Zero-Shot Parameter Learning Network for Low-Light Image Enhancement in Permanently Shadowed Regions

Obtaining high-visibility images of the lunar polar permanently shadowed region (PSR) is quite important for internal landforms and material existence exploration. However, PSR images usually have poor quality due to a lack of sufficient illumination. Existing researches, that attempt to address this problem, face challenges caused by relying on virtual assumptions, manual processing, and paired data. To solve these problems, we aim to avoid using paired datasets and directly optimize PSR images, and accordingly propose a zero-shot parameter learning model (ZSPL-PSR) for PSR image enhancement. Our ZSPL-PSR, which enhances PSR images by estimating parameters to adjust image properties, consists of a parameter learning network and a parameter weight learning structure.
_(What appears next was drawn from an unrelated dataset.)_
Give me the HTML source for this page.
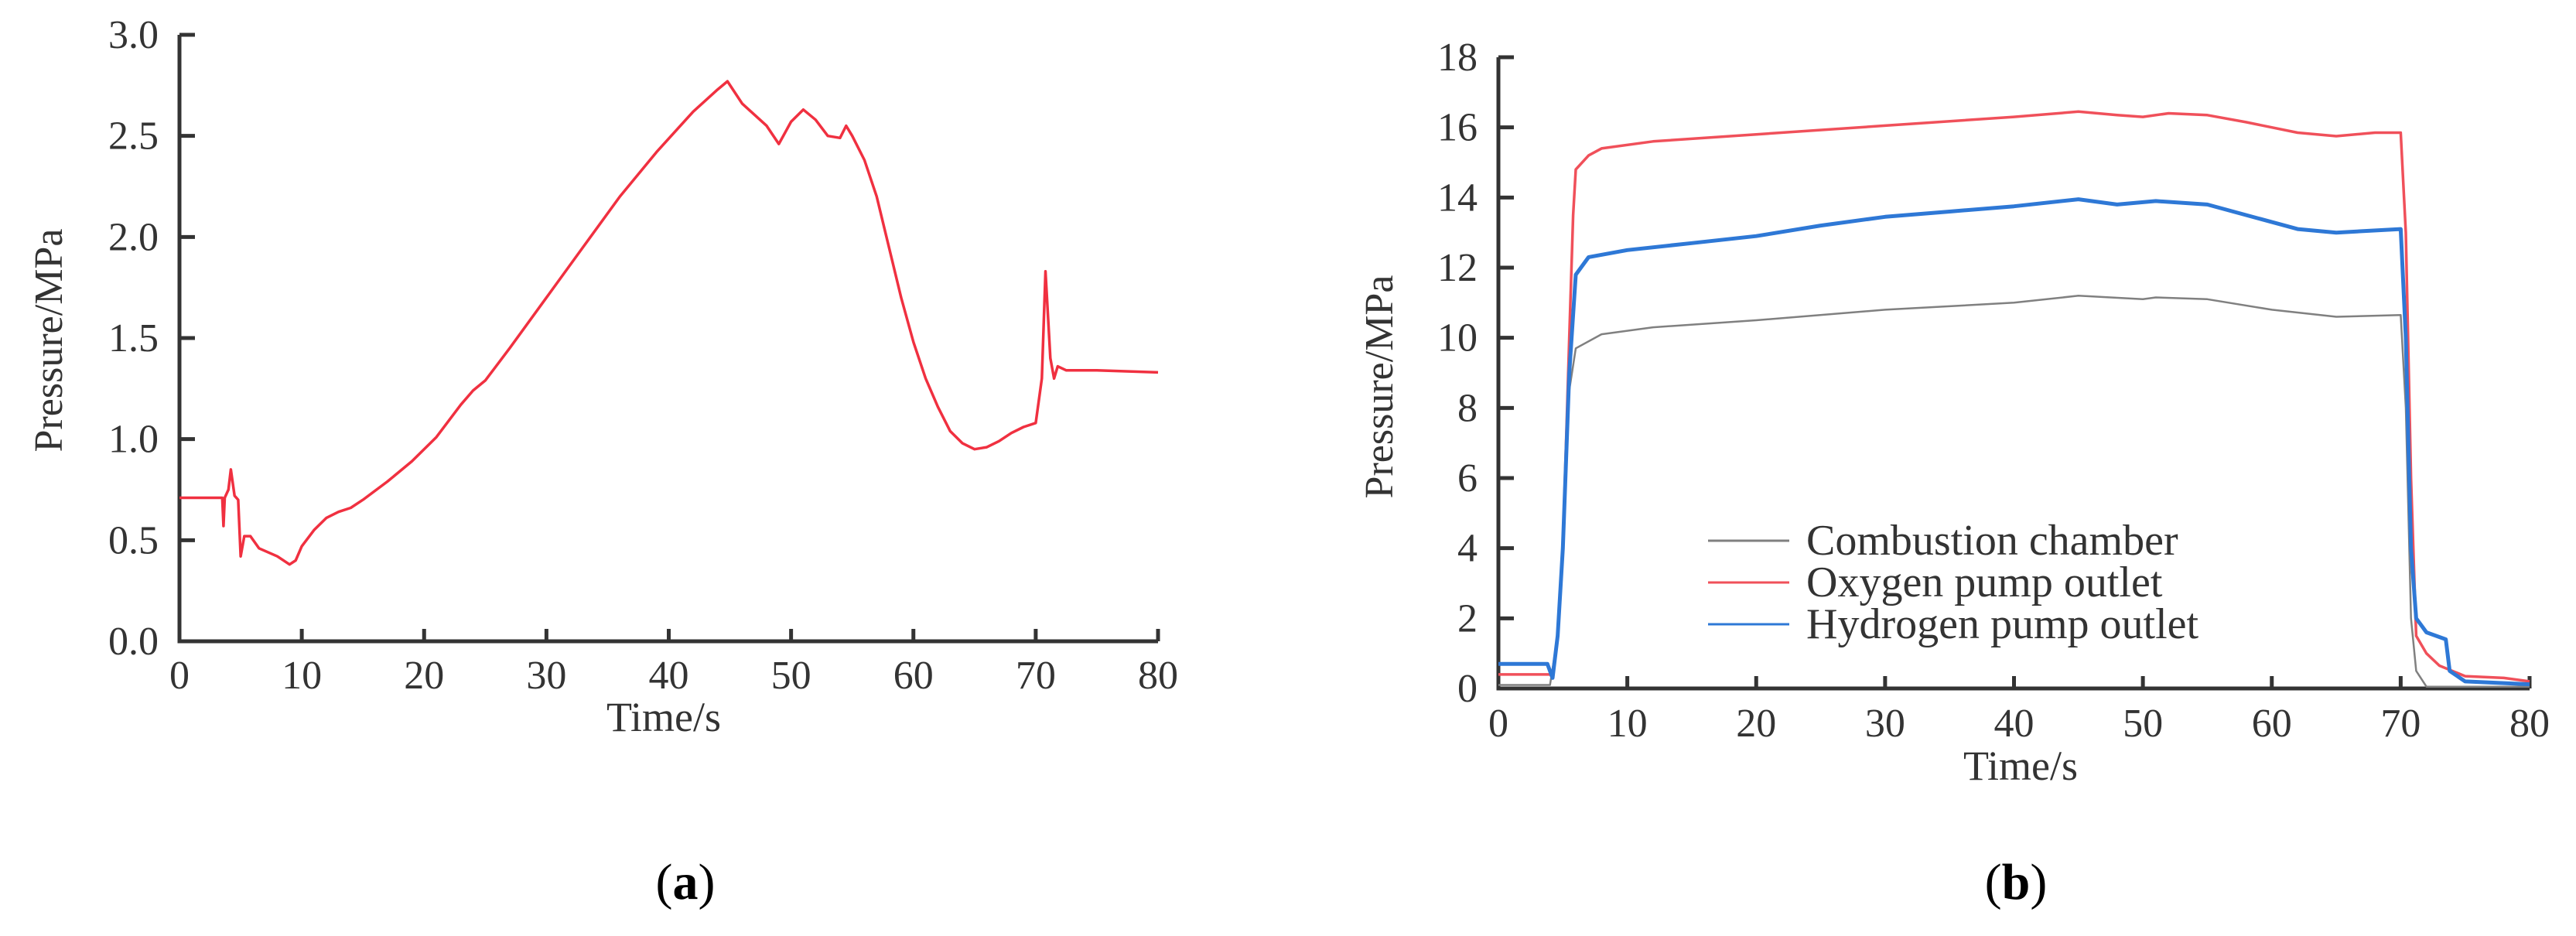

Particularly, first, a parameter learning network that integrates robust information is constructed to separately estimate the midtone brightness parameters, shadow brightness parameters, and contrast parameters. Where these parameters are beneficial for iteratively improve the overall brightness, shadow brightness, and contrast of the image. Second, a parameter weight learning structure is exploited to coordinate the priority of different parameter maps. In addition, to highlight the terrain details in the enhanced PSR image, we use USM sharpening for postprocessing. The experimental results display the fully interpretable enhanced PSR maps of the lunar north and south poles and their sharpened versions, showcasing rich landforms in PSR. To validate the model performance, a benchmark PSR testing set has been constructed, and extensive comparisons conducted on it demonstrated that ZSPL-PSR exceeds other zero-shot learning methods significantly in image quality. Our code is available at https://github.com/dl-zfq/ZSPL-PSR.